I think Mormons and Evangelicals can both agree that Paul and Joseph Smith are not in complete harmony. It is unquestionable that Paul and Joseph Smith saw both God and Christ differently, they had to because their historical and cultural context was radically different. Joseph Smith knew more than Paul about the last days, having nearly two millennia of history of the end times to draw from. Both Paul and Joseph believed that the Second Coming was at hand. Both were ostensibly wrong about their specific predictions.
In my view, the overarching question for the LDS must be, how should the LDS take into account the obvious discrepancies between Paul’s theology, Joseph Smith’s, and the theology propagated by Joseph Smith’s successors? This question is still very much open within the Church, and often sadly ignored.
I suggest that the LDS take a new view of Paul, and see his very particular theology an extremely important part of bringing salvation to God’s children. Paul’s role is after the pattern of Moses. In Numbers the text describes a spectacular incident during the wanderings of the Children of Isreal:
“Then the LORD sent fiery serpents among the people, and they bit the people, so that many people of Israel died. And the people came to Moses and said, “We have sinned, for we have spoken against the LORD and against you. Pray to the LORD, that he take away the serpents from us.” So Moses prayed for the people. And the LORD said to Moses, “Make a fiery serpent and set it on a pole, and everyone who is bitten, when he sees it, shall live.” So Moses made a bronze serpent and set it on a pole. And if a serpent bit anyone, he would look at the bronze serpent and live.” (Numbers 21: 4-9.)
Many times LDS rejection of Paul’s explicit message seems to be like a criticism of the standard Moses erected in response to Jehovah’s commands. Moses did not explicitly obey what the Lord commanded. He did not erect a “fiery serpent” he had to use bronze instead. However, given the effectiveness of Moses’ substitute, it is hard to criticize him from using his own limited ingenuity and craft to carry out the Lord’s command.

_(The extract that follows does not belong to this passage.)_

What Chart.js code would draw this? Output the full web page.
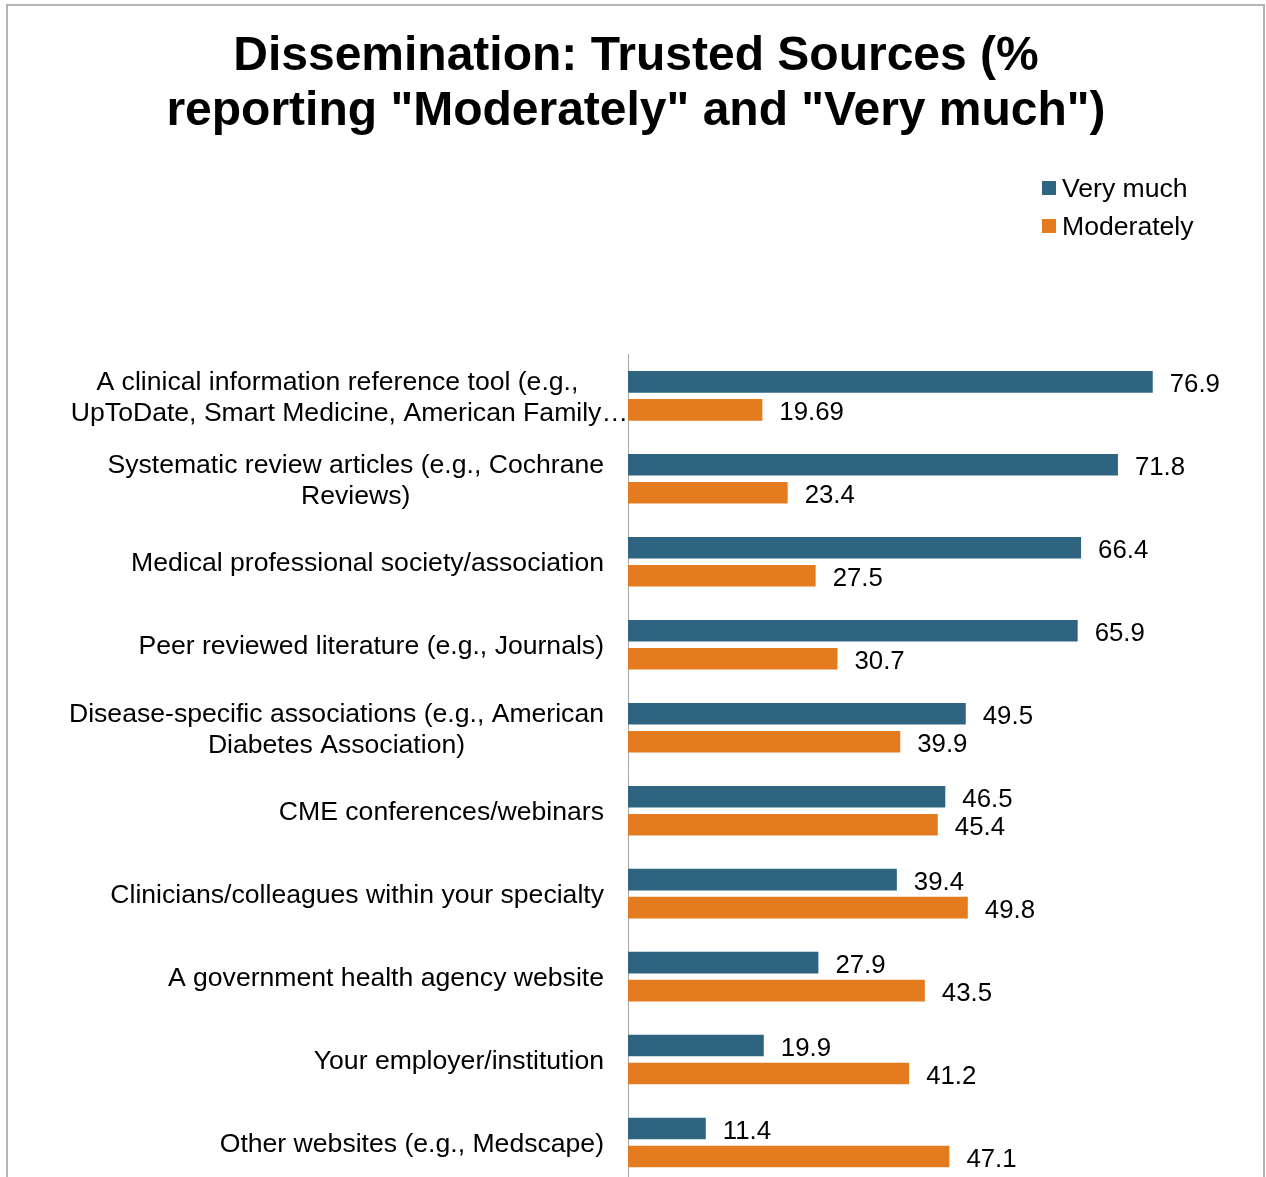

I see Paul’s writings to be parallel to Moses’ approach to erecting a fiery serpent. Paul’s writings are not the Gospel, just as Moses’ bronze serpent was not the fiery serpent the Lord described. However, in my experience those who look to Paul’s writings, and can see the fire symbolized by the bronze, also see the salvation of God, just like the wandering Israelites were saved from painful death when they beheld Moses’ make-shift pretend fiery serpent. Even though Paul utilized the “bronze” of Greek and Pharisaic thinking to formulate his version of the “fiery serpent” that is the Gospel, it would be foolish to reject his important formulation just as it would be for the Isrealites to critize Moses’ standard simply because it was not actually made of fire.
Mormons should recognize that Joseph Smith was not meant to be Paul, nor was he meant to replace him. He was not meant to take down the standard that Paul erected, or replace it with a new standard, even if God asked Joseph to erect a new standard to rally the elect to Zion. I think President Uchtdorf’s example is critical. As one who undoubtedly was steeped in Paul’s theology as a child, he should recognize that the only thing we are doing by discrediting the very specific pattern that Paul erected is to leave many of the dying without hope. I encourage the LDS church to abandon attempts to replace Paul’s standard, even as they rally around God’s latter-day call to his saints to form Zion.